The House By The Cemetery further benefits from a solid cast: Malco and MacColl make likeable leads who try their best to prevail despite the supernatural forces hemming them in. MacColl in particular is interesting, playing a kind of fragile, psychologically damaged heroine (shades of gothic horror) different from the stronger women she played in her other Fulci films. Texture is provided via supporting turns from Dagmar Lassander as a realtor eager to offload the haunted house and Ania Pieroni as a mysterious babysitter.

That said, the acting component of the film really belongs to Frezza and Collatina as the kids at the heart of the film. You could argue that The House By The Cemetery is Fulci’s twisted horror version of a kid’s film: despite putting these two young protagonists through their paces, his sympathy as a storyteller seems to lie with them. They’re the last to be heard by the other characters, both lacking agency for different reasons as they struggle to confront the house’s horrors on their own diminished terms. Frezza’s work sometimes gets goofed on in the English language version for its odd dubbing but he and his more ethereal counterpart Collatina really carry the film, particularly in its unexpectedly affecting final moments.

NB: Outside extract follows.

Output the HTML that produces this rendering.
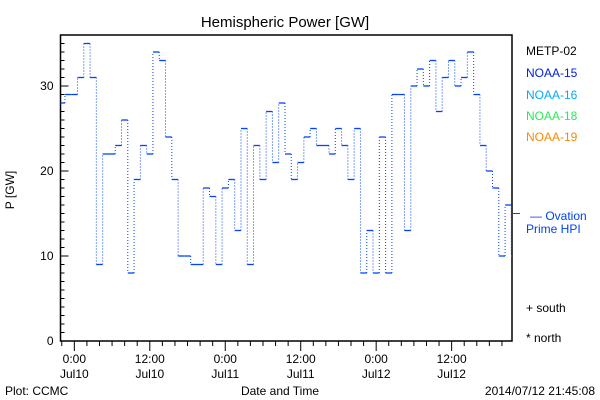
<!DOCTYPE html>
<html><head><meta charset="utf-8"><style>
body{margin:0;background:#fff;}
svg{display:block;font-family:"Liberation Sans",sans-serif;}
</style></head><body>
<svg id="chart" width="600" height="400" viewBox="0 0 600 400">
<rect width="600" height="400" fill="#fff"/>
<text x="285" y="27" font-size="15" text-anchor="middle">Hemispheric Power [GW]</text>
<g id="axes"></g>
<g id="series"></g>
<text x="14" y="190" font-size="12" text-anchor="middle" transform="rotate(-90 14 190)">P [GW]</text>
<text x="280" y="395" font-size="12" text-anchor="middle">Date and Time</text>
<text x="5" y="395" font-size="12">Plot: CCMC</text>
<text x="595" y="395" font-size="12" text-anchor="end">2014/07/12 21:45:08</text>
<g font-size="12">
<text x="526" y="55" fill="#000">METP-02</text>
<text x="526" y="77" fill="#0022dd">NOAA-15</text>
<text x="526" y="99" fill="#00aaff">NOAA-16</text>
<text x="526" y="120" fill="#22ee55">NOAA-18</text>
<text x="526" y="141" fill="#ff8800">NOAA-19</text>
<text x="530" y="220" fill="#0044ee">— Ovation</text>
<text x="526" y="233" fill="#0044ee">Prime HPI</text>
<text x="526" y="312" fill="#000">+ south</text>
<text x="526" y="342" fill="#000">* north</text>
</g>
</svg>
<script>
const startHour = -2;
const powerValues = [28,29,29,31,35,31,9,22,22,23,26,8,19,23,22,34,33,24,19,10,10,9,9,18,17,9,18,19,13,25,9,23,19,27,21,28,22,19,21,24,25,23,23,22,25,23,19,25,8,13,8,24,8,29,29,13,30,32,30,33,27,31,33,30,31,34,29,23,20,18,10,16,10];
const yTicks = [0,10,20,30];
const xTickHours = [0,12,24,36,48,60];
const xTickLabels = [["0:00","Jul10"],["12:00","Jul10"],["0:00","Jul11"],["12:00","Jul11"],["0:00","Jul12"],["12:00","Jul12"]];
const L=60.5,R=512,T=35,B=341;
const hMin=-2.2,hMax=69.6,vMin=0,vMax=36;
const xs=h=>L+(h-hMin)/(hMax-hMin)*(R-L);
const ys=v=>B-(v-vMin)/(vMax-vMin)*(B-T);
const NS="http://www.w3.org/2000/svg";
function mk(tag,attrs,parent){const e=document.createElementNS(NS,tag);for(const k in attrs)e.setAttribute(k,attrs[k]);parent.appendChild(e);return e;}
const ax=document.getElementById('axes');
const frame=mk('rect',{x:L,y:T,width:R-L,height:B-T,fill:'none',stroke:'#000','stroke-width':1.5},ax);


for(let v=0;v<=36;v++){const y=ys(v);const len=v%10===0?8:4;
 const t=mk('line',{x1:L,x2:L+len,y1:y,y2:y,stroke:'#000'},ax);
 
 }
yTicks.forEach(v=>{const t=mk('text',{x:L-7,y:ys(v)+4,'font-size':12,'text-anchor':'end'},ax);t.textContent=v;
 
 });
for(let h=-2;h<=68;h+=2){const x=xs(h);const len=h%12===0?10:5;
 const t=mk('line',{x1:x,x2:x,y1:B,y2:B+len,stroke:'#000'},ax);
 
 }
xTickHours.forEach((h,i)=>{const x=xs(h);
 const t1=mk('text',{x:x,y:363,'font-size':12,'text-anchor':'middle'},ax);t1.textContent=xTickLabels[i][0];
 
 
 const t2=mk('text',{x:x,y:378,'font-size':12,'text-anchor':'middle'},ax);t2.textContent=xTickLabels[i][1];
 
 });
const sg=document.getElementById('series');
let prev=null;
powerValues.forEach((v,i)=>{const h=startHour+i;
 const x1=Math.max(L,xs(h-0.5)),x2=Math.min(R,xs(h+0.5));const y=ys(v);
 const s=mk('line',{x1:x1,x2:x2,y1:y,y2:y,stroke:'#0044ff','stroke-width':1.3},sg);
 
 
 if(prev!==null){const d=mk('line',{x1:x1,x2:x1,y1:ys(prev),y2:y,stroke:'#0044ff','stroke-width':1,'stroke-dasharray':'1 2'},sg);
  
  }
 prev=v;});
const m=mk('line',{x1:R,x2:R+8,y1:ys(15),y2:ys(15),stroke:'#0044ff'},sg);


</script>
</body></html>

To sum up, The House By The Cemetery is one of Fulci’s best films from his golden early ’80s era, one that has acquired a nostalgic sadness in subsequent years that is in keeping with the film’s sorrowful tone because it represents the end of an era. The second half of the ’80s would offer lesser scripts, smaller budgets and circumstances (namely health issues) that would all keep Fulci from achieving the heights of his “Gates Of Hell Trilogy” era. Thus, The House By The Cemetery is special because it’s a kind of last hurrah for this kind of heightened aesthetic in his approach to horror.

Blu-Ray Notes: The House By The Cemetery has enjoyed releases from more than one company during the high-def era but the best version to date in blu-ray form is the recent reissue from Blue Underground.  It’s a two blu-ray/one CD set that offers an elegant 4K restoration of the film plus a full disc of extras including interviews with key personnel and an analysis of the film by Fulci expert Stephen Thrower. It also throws in a deluxe CD of the film’s score.